There are millions of these kinds of escapades to be had in the West, which is filled with vibrant, mixed-use neighbourhoods and awe-inspiring architecture.

But the most fundamental factor is that the West is inviting.

Above and beyond tourism, it has almost single-handedly welcomed Toronto’s numerous waves of immigration over the years. Kensington Market is a national beacon of multiculturalism, from Italian to Caribbean to Chinese to eastern European. The west end will always be a destination for new arrivals.

This, along with the influx of new students every September, allows the West to renew itself regularly.

Kensington Market

Michael Watier

Neighbourhoods reinvent themselves here. West Queen West, for instance, might now be more of a gay village than the officially anointed gay village on Church. In five years, it might be a hangout for Russian Jews or followers of the Aga Khan.

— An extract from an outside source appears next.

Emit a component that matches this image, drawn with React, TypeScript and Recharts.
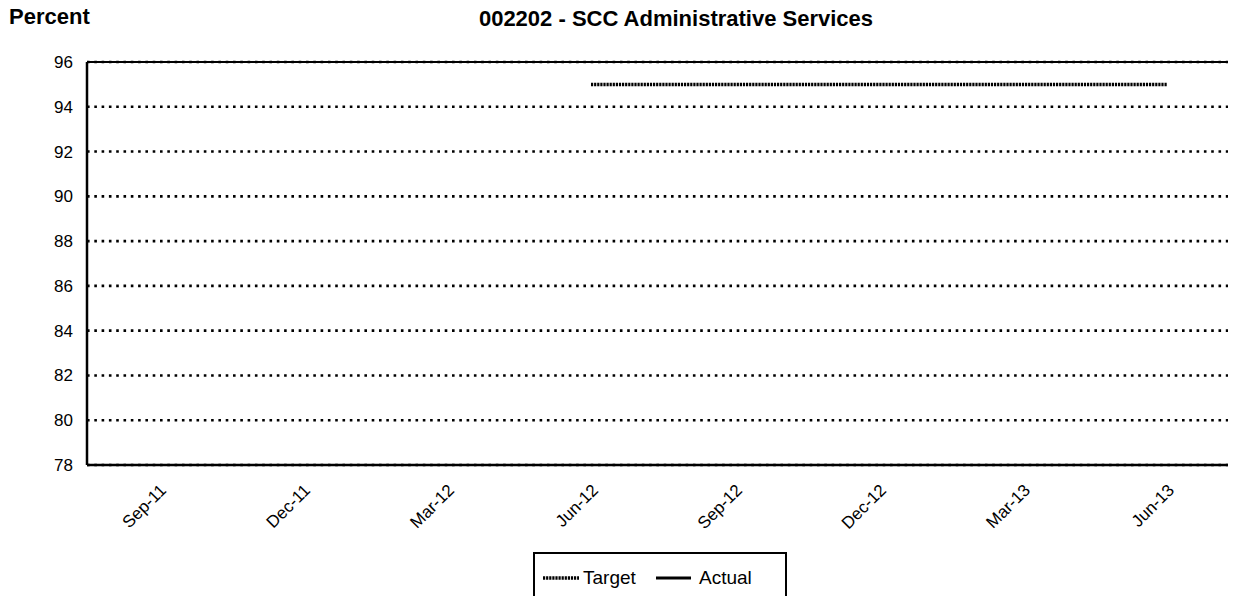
import React from 'react';
import { LineChart, Line, XAxis, YAxis, CartesianGrid, ReferenceLine, Legend } from 'recharts';

// Monthly categories across the two-year reporting window
const months = [
  'Aug-11', 'Sep-11', 'Oct-11', 'Nov-11', 'Dec-11', 'Jan-12', 'Feb-12', 'Mar-12',
  'Apr-12', 'May-12', 'Jun-12', 'Jul-12', 'Aug-12', 'Sep-12', 'Oct-12', 'Nov-12',
  'Dec-12', 'Jan-13', 'Feb-13', 'Mar-13', 'Apr-13', 'May-13', 'Jun-13', 'Jul-13',
];

// Target percentage (set from Jun-12 through Jun-13)
const targetValues: (number | null)[] = [
  null, null, null, null, null, null, null, null,
  null, null, 95, 95, 95, 95, 95, 95,
  95, 95, 95, 95, 95, 95, 95, null,
];

// Actual percentage (no results reported yet)
const actualValues: (number | null)[] = [
  null, null, null, null, null, null, null, null,
  null, null, null, null, null, null, null, null,
  null, null, null, null, null, null, null, null,
];

// Quarterly labels printed under the axis
const tickLabels = ['Sep-11', 'Dec-11', 'Mar-12', 'Jun-12', 'Sep-12', 'Dec-12', 'Mar-13', 'Jun-13'];

const yTicks = [78, 80, 82, 84, 86, 88, 90, 92, 94, 96];

const data = months.map((month, i) => ({
  month,
  target: targetValues[i],
  actual: actualValues[i],
}));

const FONT = '"Liberation Sans", Arial, Helvetica, sans-serif';

const MonthTick = (props: any) => {
  const { x, y, payload } = props;
  if (!tickLabels.includes(payload.value)) return null;
  const ax = x + 4;
  const ay = y + 14;
  return (
    <text
      x={ax}
      y={ay}
      dy="0.35em"
      textAnchor="end"
      transform={`rotate(-45, ${ax}, ${ay})`}
      fill="#000"
      fontSize={17}
      fontFamily={FONT}
    >
      {payload.value}
    </text>
  );
};

const LegendBox = () => (
  <div
    style={{
      position: 'relative',
      width: 254,
      height: 70,
      border: '2px solid #000',
      boxSizing: 'border-box',
      background: '#fff',
      fontFamily: FONT,
      fontSize: 19,
      color: '#000',
    }}
  >
    <svg style={{ position: 'absolute', left: 8, top: 21 }} width={38} height={6}>
      <line x1={0} x2={36} y1={3} y2={3} stroke="#000" strokeWidth={3.5} strokeDasharray="2.2 0.9" />
    </svg>
    <span style={{ position: 'absolute', left: 48, top: 14, lineHeight: '19px', whiteSpace: 'nowrap' }}>Target</span>
    <svg style={{ position: 'absolute', left: 121, top: 21 }} width={38} height={6}>
      <line x1={0} x2={35} y1={3} y2={3} stroke="#000" strokeWidth={3} />
    </svg>
    <span style={{ position: 'absolute', left: 164, top: 14, lineHeight: '19px', whiteSpace: 'nowrap' }}>Actual</span>
  </div>
);

const headingStyle: React.CSSProperties = {
  position: 'absolute',
  fontFamily: FONT,
  fontWeight: 'bold',
  fontSize: 22,
  lineHeight: '22px',
  whiteSpace: 'nowrap',
  color: '#000',
};

export default function App() {
  return (
    <div style={{ position: 'relative', width: 1228, height: 596, marginBottom: -8 }}>
      <div style={{ position: 'absolute', left: 0, top: 0, width: 1228, height: 596, overflow: 'hidden', background: '#fff' }}>
        <LineChart
          width={1231}
          height={596}
          data={data}
          margin={{ top: 54, right: 0, bottom: 0, left: 0 }}
        >
          <CartesianGrid
            vertical={false}
            stroke="#000"
            strokeWidth={2.6}
            strokeDasharray="2.6 4.7"
          />
          <ReferenceLine y={96} stroke="#000" strokeWidth={2} />
          <XAxis
            dataKey="month"
            type="category"
            interval={0}
            padding={{ left: 24, right: 24 }}
            height={139}
            tickLine={false}
            axisLine={{ stroke: '#000', strokeWidth: 2.5 }}
            tick={<MonthTick />}
          />
          <YAxis
            type="number"
            domain={[78, 96]}
            ticks={yTicks}
            interval={0}
            width={79}
            tickLine={false}
            tickMargin={8}
            axisLine={{ stroke: '#000', strokeWidth: 2.5 }}
            tick={{ fill: '#000', fontSize: 17, fontFamily: FONT }}
            allowDataOverflow
          />
          <Legend
            layout="horizontal"
            verticalAlign="middle"
            align="center"
            wrapperStyle={{ left: 525, top: 544, width: 254, height: 70 }}
            content={() => <LegendBox />}
          />
          <Line
            dataKey="target"
            name="Target"
            stroke="#000"
            strokeWidth={3.5}
            strokeDasharray="2.2 0.9"
            dot={false}
            activeDot={false}
            isAnimationActive={false}
          />
          <Line
            dataKey="actual"
            name="Actual"
            stroke="#000"
            strokeWidth={3}
            dot={false}
            activeDot={false}
            isAnimationActive={false}
          />
        </LineChart>
      </div>
      <div style={{ ...headingStyle, left: 1, top: -2 }}>Percent</div>
      <div style={{ ...headingStyle, left: 668, top: 0, transform: 'translateX(-50%)' }}>
        002202 - SCC Administrative Services
      </div>
    </div>
  );
}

It’s a wonderfully breakneck pace.

The East lacks that ability to reinvent itself. It is staid, which ultimately spells boring. Greektown along the Danforth is a prime example it hasn’t changed in nearly 40 years, and probably never will.

That’s probably why the planners made sure the ROM, Yorkville, BMO Field and all the other points of interest in between stayed west.

That’s why they T-boned the East with the DVP, while sparing the West by stopping the Allen at Eglinton.

And that’s why whenever I go anywhere, it’s within the boundaries of my beloved West.